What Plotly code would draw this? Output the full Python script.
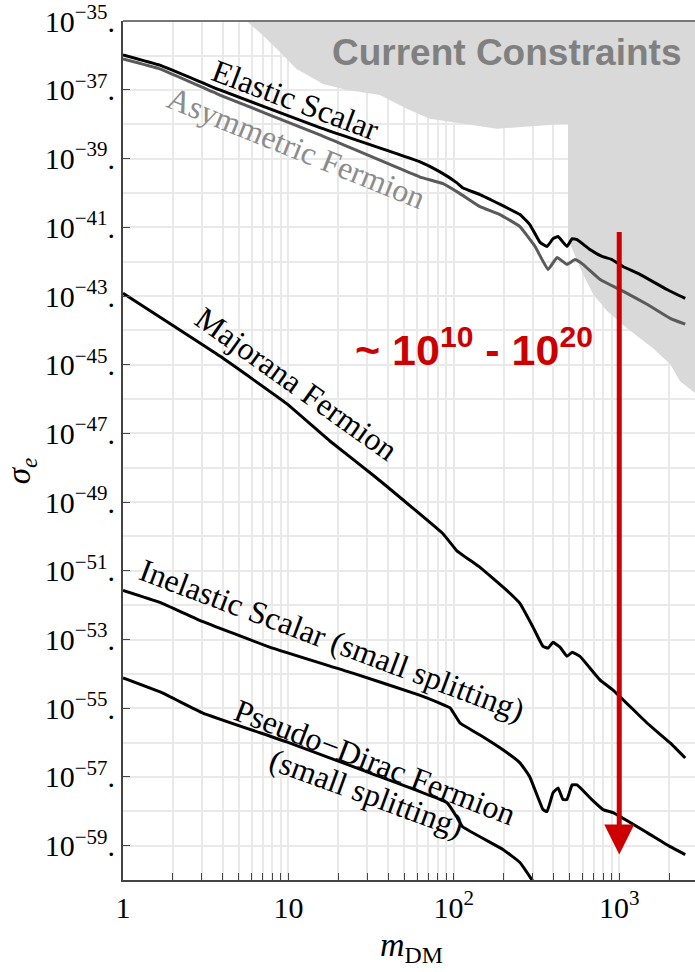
import math
import plotly.graph_objects as go

# ---- data: dark-matter mass (GeV) and log10 of the electron cross-section ----
elastic_m = [1, 1.67, 3.85, 15.5, 62, 82, 104, 113, 144, 251, 288, 332, 366, 398, 427,
             483, 519, 556, 665, 787, 904, 1052, 1333, 1941, 2506]
elastic_log = [-35.98, -36.28, -37.00, -38.10, -39.09, -39.38, -39.70, -39.85, -40.05,
               -40.63, -40.92, -41.44, -41.56, -41.33, -41.27, -41.56, -41.33, -41.36,
               -41.65, -41.85, -41.94, -42.14, -42.37, -42.81, -43.07]

asym_m = [1, 1.67, 3.85, 15.5, 62, 86, 109, 144, 190, 251, 310, 371, 421, 483, 540,
          604, 766, 1052, 1472, 2032, 2506]
asym_log = [-36.10, -36.39, -37.15, -38.31, -39.53, -39.73, -40.02, -40.40, -40.63,
            -40.98, -41.56, -42.23, -41.88, -42.08, -41.94, -42.08, -42.52, -42.86,
            -43.24, -43.65, -43.82]

majorana_m = [1, 3.85, 9.8, 17.8, 34, 86, 104, 144, 209, 251, 301, 346, 371,
              398, 438, 483, 519, 579, 766, 918, 1472, 2032, 2506]
majorana_log = [-42.92, -44.75, -46.14, -47.22, -48.29, -49.92, -50.41, -50.90,
                -51.57, -51.95, -52.64, -53.20, -53.25, -53.08, -53.22, -53.49, -53.37,
                -53.49, -54.18, -54.47, -55.43, -56.01, -56.45]

inelastic_m = [1, 1.67, 2.91, 7.7, 24.5, 62, 82, 95, 109, 144, 198, 251, 288, 346, 366,
               398, 427, 457, 483, 519, 556, 683, 798, 918, 1472, 2032, 2506]
inelastic_log = [-51.57, -51.92, -52.44, -53.22, -53.98, -54.62, -54.85, -54.99, -55.43,
                 -55.78, -56.21, -56.59, -57.00, -57.95, -58.01, -57.46, -57.32, -57.66,
                 -57.66, -57.23, -57.23, -57.66, -57.95, -58.04, -58.62, -59.03, -59.26]

pdirac_m = [1, 1.74, 3.04, 9.77, 31, 91, 104, 113, 198, 251, 301]
pdirac_log = [-54.12, -54.56, -55.14, -55.98, -56.88, -57.75, -58.16, -58.45, -59.11,
              -59.49, -60.04]

# excluded region (upper edge of the shaded area), closed along the top of the frame
bound_m = [5.6, 7.0, 8.9, 11.2, 16.2, 22.6, 35.7, 52, 71.6, 182, 457, 490, 490, 519,
           604, 695, 844, 1114, 1600, 2028, 2333, 2870, 3000, 3000, 5.6]
bound_log = [-35.0, -35.41, -35.90, -36.39, -36.83, -37.00, -37.15, -37.55, -37.84,
             -38.13, -37.99, -37.99, -41.41, -41.62, -42.37, -42.95, -43.44, -43.94,
             -44.52, -44.98, -45.48, -45.82, -45.9, -35.0, -35.0]

# red arrow: reach of the suppression at m = 1 TeV
arrow_m = 1000
arrow_top_log = -41.09
arrow_tip_log = -59.26

x_decades = [1, 10, 100, 1000]
x_decade_text = ["1", "10", "10<sup>2</sup>", "10<sup>3</sup>"]
y_label_exps = list(range(-59, -34, 2))

SERIF = "Liberation Serif"


def pow10(vals):
    return [10 ** v for v in vals]


fig = go.Figure()

fig.add_trace(go.Scatter(
    x=bound_m, y=pow10(bound_log), mode="lines", fill="toself",
    fillcolor="#d9d9d9", line=dict(width=0), hoverinfo="skip", showlegend=False))

curves = [
    (asym_m, asym_log, "#5a5a5a"),
    (elastic_m, elastic_log, "black"),
    (majorana_m, majorana_log, "black"),
    (inelastic_m, inelastic_log, "black"),
    (pdirac_m, pdirac_log, "black"),
]
for m, lg, col in curves:
    fig.add_trace(go.Scatter(
        x=m, y=pow10(lg), mode="lines",
        line=dict(color=col, width=3, shape="spline", smoothing=0.3),
        showlegend=False))

# x ticks at every 1..9 x 10^k, labels only at decades
x_tickvals, x_ticktext = [], []
for d, lab in zip(x_decades, x_decade_text):
    for k in range(1, 10):
        v = d * k
        if v > 2900:
            break
        x_tickvals.append(v)
        x_ticktext.append(lab if k == 1 else "")

y_tickvals = [10.0 ** e for e in y_label_exps]
y_ticktext = ["10<sup>\u2212%d</sup>." % (-e) for e in y_label_exps]
y_minor = [10.0 ** e for e in range(-60, -34, 2)]

fig.update_xaxes(
    type="log", range=[0, 3.458],
    tickmode="array", tickvals=x_tickvals, ticktext=x_ticktext,
    ticks="inside", ticklen=7, tickwidth=1.3, tickcolor="#444",
    showgrid=True, gridcolor="#e9e9e9", gridwidth=1.5,
    showline=True, linecolor="#444", linewidth=2,
    tickfont=dict(family=SERIF, size=30, color="black"),
    ticklabeloverflow="allow",
    zeroline=False,
)
fig.update_yaxes(
    type="log", range=[-60, -34.995],
    tickmode="array", tickvals=y_tickvals, ticktext=y_ticktext,
    ticks="inside", ticklen=7, tickwidth=1.3, tickcolor="#444",
    showgrid=True, gridcolor="#e9e9e9", gridwidth=1.5,
    minor=dict(tickmode="array", tickvals=y_minor, showgrid=True,
               gridcolor="#e9e9e9", gridwidth=1.5, ticks=""),
    showline=True, linecolor="#444", linewidth=2,
    tickfont=dict(family=SERIF, size=30, color="black"),
    ticklabeloverflow="allow",
    zeroline=False,
)

annotations = []
curve_labels = [
    ("Elastic Scalar", 1.045, -37.29, 20.5, "black"),
    ("Asymmetric Fermion", 1.051, -38.70, 22, "#8c8c8c"),
    ("Majorana Fermion", 1.051, -45.56, 35.5, "black"),
    ("Inelastic Scalar (small splitting)", 1.264, -53.02, 20.5, "black"),
    ("Pseudo\u2212Dirac Fermion", 1.523, -56.56, 21, "black"),
    ("(small splitting)", 1.474, -57.46, 20, "black"),
]
for text, lx, ly, ang, col in curve_labels:
    annotations.append(dict(
        x=lx, y=ly, xref="x", yref="y", text=text, showarrow=False,
        xanchor="center", yanchor="middle",
        textangle=ang, font=dict(family=SERIF, size=32, color=col)))

annotations.append(dict(
    x=math.log10(arrow_m), y=arrow_tip_log, ax=math.log10(arrow_m), ay=arrow_top_log,
    xref="x", yref="y", axref="x", ayref="y", text="", showarrow=True,
    arrowhead=2, arrowsize=1.2, arrowwidth=5, arrowcolor="#cc0000", standoff=0))

annotations += [
    dict(x=0.67, y=0.963, xref="paper", yref="paper", text="<b>Current Constraints</b>",
         showarrow=False, xanchor="center", yanchor="middle",
         font=dict(family="Liberation Sans", size=37, color="#808080")),
    dict(x=0.6136, y=0.62, xref="paper", yref="paper",
         text="<b>~ 10<sup>10</sup> - 10<sup>20</sup></b>", showarrow=False,
         xanchor="center", yanchor="middle",
         font=dict(family="Liberation Sans", size=43, color="#cc0000")),
    dict(x=-0.178, y=0.476, xref="paper", yref="paper",
         text="<i>\u03c3</i><sub><i>e</i></sub>", showarrow=False, textangle=-90,
         xanchor="center", yanchor="middle",
         font=dict(family=SERIF, size=33, color="black")),
    dict(x=0.5035, y=-0.1045, xref="paper", yref="paper",
         text="<i>m</i><sub>DM</sub>", showarrow=False,
         xanchor="center", yanchor="bottom",
         font=dict(family=SERIF, size=34, color="black")),
]

fig.update_layout(
    width=695, height=972,
    margin=dict(l=123, r=0, t=19, b=92),
    paper_bgcolor="white", plot_bgcolor="white",
    annotations=annotations,
    shapes=[dict(type="line", xref="paper", yref="paper", x0=0, x1=1, y0=1, y1=1,
                 line=dict(color="#777", width=2))],
    showlegend=False,
)

fig.write_html("out.html")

→ Task
Every line from the top of the material above through the line with "import plotly.graph_objects as go" should be duplicated exactly, please; leave out the pictures.

→ Output for this task
What Plotly code would draw this? Output the full Python script.
import math
import plotly.graph_objects as go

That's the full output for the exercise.